Originally Posted by EagleHawk
I'm curious but why does it matter if you level your unit before applying stick on levels. I've used the 'cheap' ones for a few years and I just apply them regardless of if my unit is level. A level is a level. The point is that if the unit is not level when you apply them once you use them to level it they'll show level. It's worked for me. I do use a small torpedo level from time to time to check if the stick on ones are still effective. When they're not I replace them.
Either I'm not understanding you or you've been lucky when putting on the levels. If the trailer is not level when you put on the stick-on levels, how do you know where to position the stick-on levels?
What everyone else has been doing is using a level on the inside floor or in the refrigerator (the most critical part of the RV when it comes to needing to be level), then
applying the stick-on or other kinds of levels on the out side to simplify leveling the trailer. Once the trailer is level, the outside levels are installed with the bubble set at dead center. That way, the outside levels will show if the inside is level. It eliminates the need to run inside to check the level then running back outside to adjust the jack(s).
One popular set up has a bulls eye level screwed to the top of the tongue in sight of the jack.

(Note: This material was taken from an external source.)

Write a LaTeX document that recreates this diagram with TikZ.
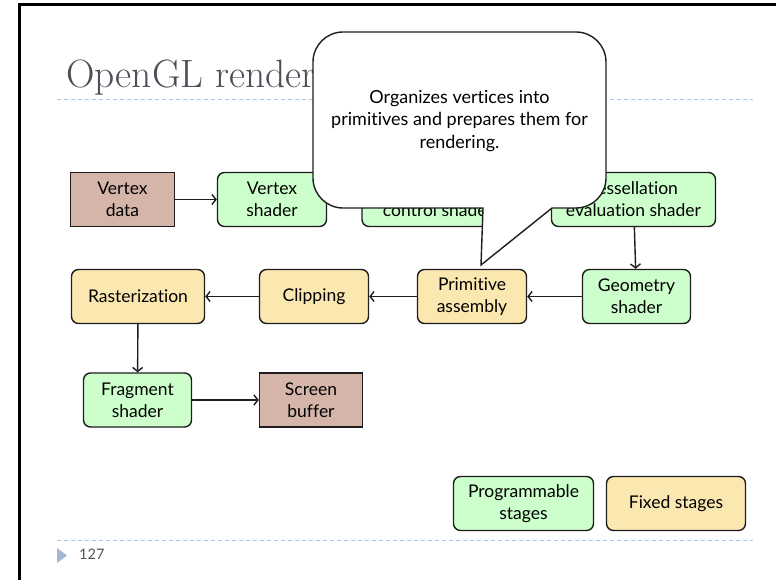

It makes setting the front to back level easier. Other locations for levels is on the front and back of the RV (TT or 5er) to check for side to side level. The reason for having both front and rear levels is to ensure the RV isn't twisted.
I've seen giant levels on the front of RVs that consist of a fluid filled curved tube with a buoyant ball inside that is easily visible from inside the tow vehicle. It's purpose is to allow the tow vehicle driver to see when the TT or 5er is level when backing it up onto leveling blocks.